Later  a Cannes press official told me this means that Von Trier’s film, Melancholia, remains in competition for the Palme d’Or, but if it wins a prize Von Trier won’t be allowed to accept it. In fact, from here on in, he is stripped of his festival badge and forbidden to set foot in the Palais, the festival’s headquarters.
This overreaction comes as shock for two reason. First, Von Trier issued a contrite apology yesterday for that silly lapse of judgment at the Melancholia press conference, insisting he is, in fact, neither an anti-Semite nor a Nazi. Second, anyone who witnessed the director’s comments was fully aware they were sarcastic. Also, there was a context for them: he was musing about the movie’s allusion to German romanticism, its use of Wagner, and reflecting on his disappointment at discovering that he was not Jewish, and that his family was simply German. Thinking that he could joke about Jews and Hitler and Nazis to the world media without harsh repercussions is idiotic and naive. But we’ve come to expect that from the Danish auteur provocateur, who seems to combine a flair for outrage with a genuine lack of impulse control. Somehow, the same standard doesn’t apply to Mel Gibson, who walked the red carpet this week to promote The Beaver.

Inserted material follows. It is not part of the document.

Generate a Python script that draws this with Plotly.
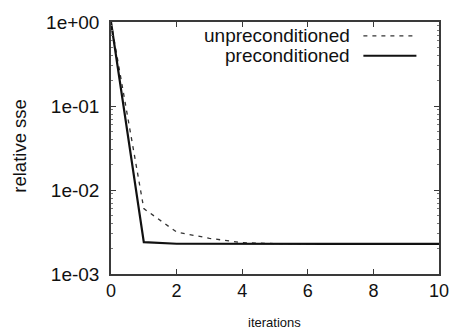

But the ultimate irony of Von Trier’s banishment is that the news broke just as we were sitting down to watch Panahi’s This is Not a Film, a wryly satirical self-portrait of a banned filmmaker. For months Panahi has been confined to his high-rise apartment, awaiting the results of an appeal against a six-year jail term and a 20-year ban that prohibits him from writing a film, shooting a film, or leaving the country. It’s one of two clandestine films in Cannes by  Iranian victims of censorship and repression. Both premiered in the Cannes sidebar program, Un Certain Regard, without their directors present. The other is Goodbye, Mohammad Rasoulof, who is also appealing six-year prison terms and a 20-year ban on activities.

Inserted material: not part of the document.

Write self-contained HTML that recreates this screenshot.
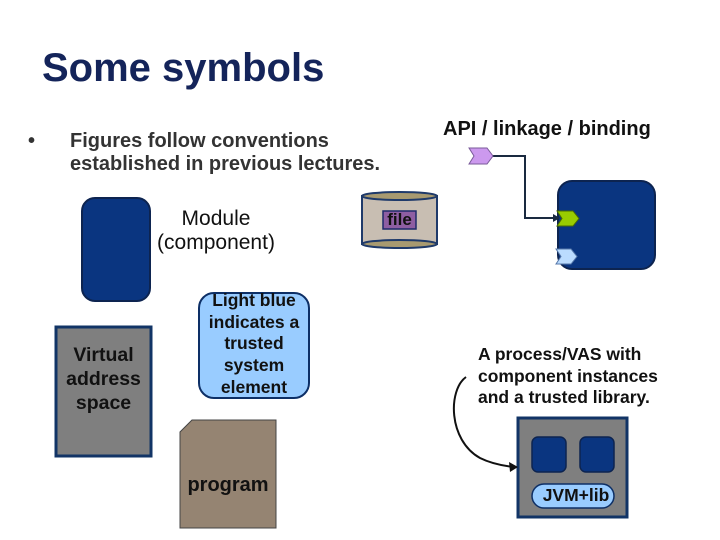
<!DOCTYPE html>
<html><head><style>
body{margin:0;width:720px;height:540px;background:#fff;position:relative;overflow:hidden;font-family:"Liberation Sans",Arial,sans-serif}
.a{position:absolute}
</style></head><body>
<div class="a" style="left:42px;top:46px;font-size:40px;font-weight:bold;color:#14245a">Some symbols</div>
<div class="a" style="left:28px;top:130px;font-size:20px;font-weight:bold;color:#333">•</div>
<div class="a" style="left:70px;top:130px;font-size:20px;font-weight:bold;color:#333;line-height:23px">Figures follow conventions<br>established in previous lectures.</div>
<div class="a" style="left:443px;top:118px;font-size:20px;font-weight:bold;color:#111">API / linkage / binding</div>
<div class="a" style="left:136px;top:207px;width:160px;text-align:center;font-size:21px;color:#111;line-height:24px">Module<br>(component)</div>
<svg class="a" style="left:0;top:0" width="720" height="540">
<rect x="82" y="198" width="68" height="103" rx="13" fill="#0a3580" stroke="#0d2450" stroke-width="2"/>
<rect x="56" y="327" width="95" height="129" fill="#7f7f7f" stroke="#123466" stroke-width="3"/>
<rect x="199" y="293" width="110" height="105" rx="15" fill="#99ccff" stroke="#0d2f66" stroke-width="2"/>
<polygon points="192,420 276,420 276,528 180,528 180,432" fill="#958472" stroke="#444" stroke-width="1"/>
<rect x="362" y="196" width="75" height="48" fill="#c8beb2" stroke="#1f3a6a" stroke-width="2"/>
<ellipse cx="399.5" cy="196" rx="37.5" ry="4" fill="#a89a70" stroke="#1f3a6a" stroke-width="2"/>
<ellipse cx="399.5" cy="244" rx="37.5" ry="4" fill="#a89a70" stroke="#1f3a6a" stroke-width="2"/>
<rect x="383" y="211" width="33" height="18" fill="#8e5ea2" stroke="#1f2a6a" stroke-width="1.5"/>
<rect x="558" y="181" width="97" height="88" rx="14" fill="#0a3580" stroke="#0d2450" stroke-width="2"/>
<polyline points="492,156 525,156 525,218 553,218" fill="none" stroke="#1a2a40" stroke-width="2"/>
<polygon points="553,214 560,218 553,222" fill="#1a2a40"/>
<polygon points="469,148 487,148 493,156 487,164 469,164 474,156" fill="#cc99ee" stroke="#7a5a9a" stroke-width="1"/>
<polygon points="557,211 573,211 579,218.5 573,226 557,226 562,218.5" fill="#99cc00" stroke="#4a6a00" stroke-width="1"/>
<polygon points="556,249 571,249 577,256.5 571,264 556,264 561,256.5" fill="#bbdcff" stroke="#5577aa" stroke-width="1"/>
<rect x="518" y="418" width="109" height="99" fill="#7f7f7f" stroke="#123466" stroke-width="3"/>
<rect x="532" y="437" width="34" height="35" rx="6" fill="#0a3580" stroke="#0d2450" stroke-width="1.5"/>
<rect x="580" y="437" width="34" height="35" rx="6" fill="#0a3580" stroke="#0d2450" stroke-width="1.5"/>
<rect x="532" y="484" width="82" height="24" rx="12" fill="#99ccff" stroke="#0d2f66" stroke-width="1.5"/>
<path d="M466,377 C448,390 448,440 480,458 C492,464 505,466 514,467" fill="none" stroke="#111" stroke-width="2"/>
<polygon points="518,467 509,462 510,472" fill="#111"/>
</svg>
<div class="a" style="left:383px;top:210px;width:33px;text-align:center;font-size:17px;font-weight:bold;color:#111;line-height:20px">file</div>
<div class="a" style="left:50px;top:343px;width:107px;text-align:center;font-size:19.5px;font-weight:bold;color:#111;line-height:24px">Virtual<br>address<br>space</div>
<div class="a" style="left:194px;top:290px;width:120px;text-align:center;font-size:17.5px;font-weight:bold;color:#111;line-height:21.7px">Light blue<br>indicates a<br>trusted<br>system<br>element</div>
<div class="a" style="left:176px;top:474px;width:104px;text-align:center;font-size:20px;font-weight:bold;color:#111">program</div>
<div class="a" style="left:478px;top:344px;font-size:17.5px;font-weight:bold;color:#111;line-height:21.5px">A process/VAS with<br>component instances<br>and a trusted library.</div>
<div class="a" style="left:528px;top:485px;width:96px;text-align:center;font-size:17.5px;font-weight:bold;color:#111">JVM+lib</div>
</body></html>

They’re both strong films. Rasoulof’s is a sombre and powerful drama about a pregnant woman who has been stripped of her license to practice, and whose husband has gone underground after his newspaper was shut down. The woman, who is trying to leave the country, is considering having an abortion without her husband’s obligatory permission. Gradually the noose tightens around her. At one point two stooges show up at her home and confiscate her satellite dish. Next, several thugs coldly ransack her apartment in front of her, and methodically tearing apart her bookshelves, one book at a time, in search of incriminating evidence.
Panafi’s This is Not a Film, on the other hand, plays as an absurdist documentary comedy. While  co-director Mojtaba Mirtahmasb shoots him on video—and sometimes just leaves the camera running when he’s not there—Panahi reads and acts out scenes from a movie he’s been forbidden to make, about a girl who’s been imprisoned in her house by her family to prevent her from going to university. After all, no one has said  he can’t read or act. So Panafi tapes off an area of a Persian rug in his spacious high-rise home to represent the girl’s room, and maps out the action. At another point, he shows scenes from his movies on the living room’s large flat-screen TV. In some of the drollest moments, he just bides his time, eating bread and jam, making tea, and feeding cheese to a large pet iguana, which crawls all over the apartment as if to the manor born.
On speaker phone, we also hear Panahi discuss his plight with his female lawyer, who is pessimistic. She predicts the 20-year ban might be removed, but at best his prison term will just be reduced. Meanwhile, throughout the film, outside it sounds like there’s constant gunfire. In fact, it’s the sound of Fireworks Wednesday, an Iranian fete that has brings people into the streets and has been condemned by the country’s revolutionary leaders. Panahi’s film speaks volumes with its deadpan tone. By being so careful not to say or do anything inflammatory, he has created a work of inspired comic protest. And when he starts using his iPhone to shoot Mirtahmasb shooting him, the tragic-comic irony of his Kafkaesque predicament becomes sublime.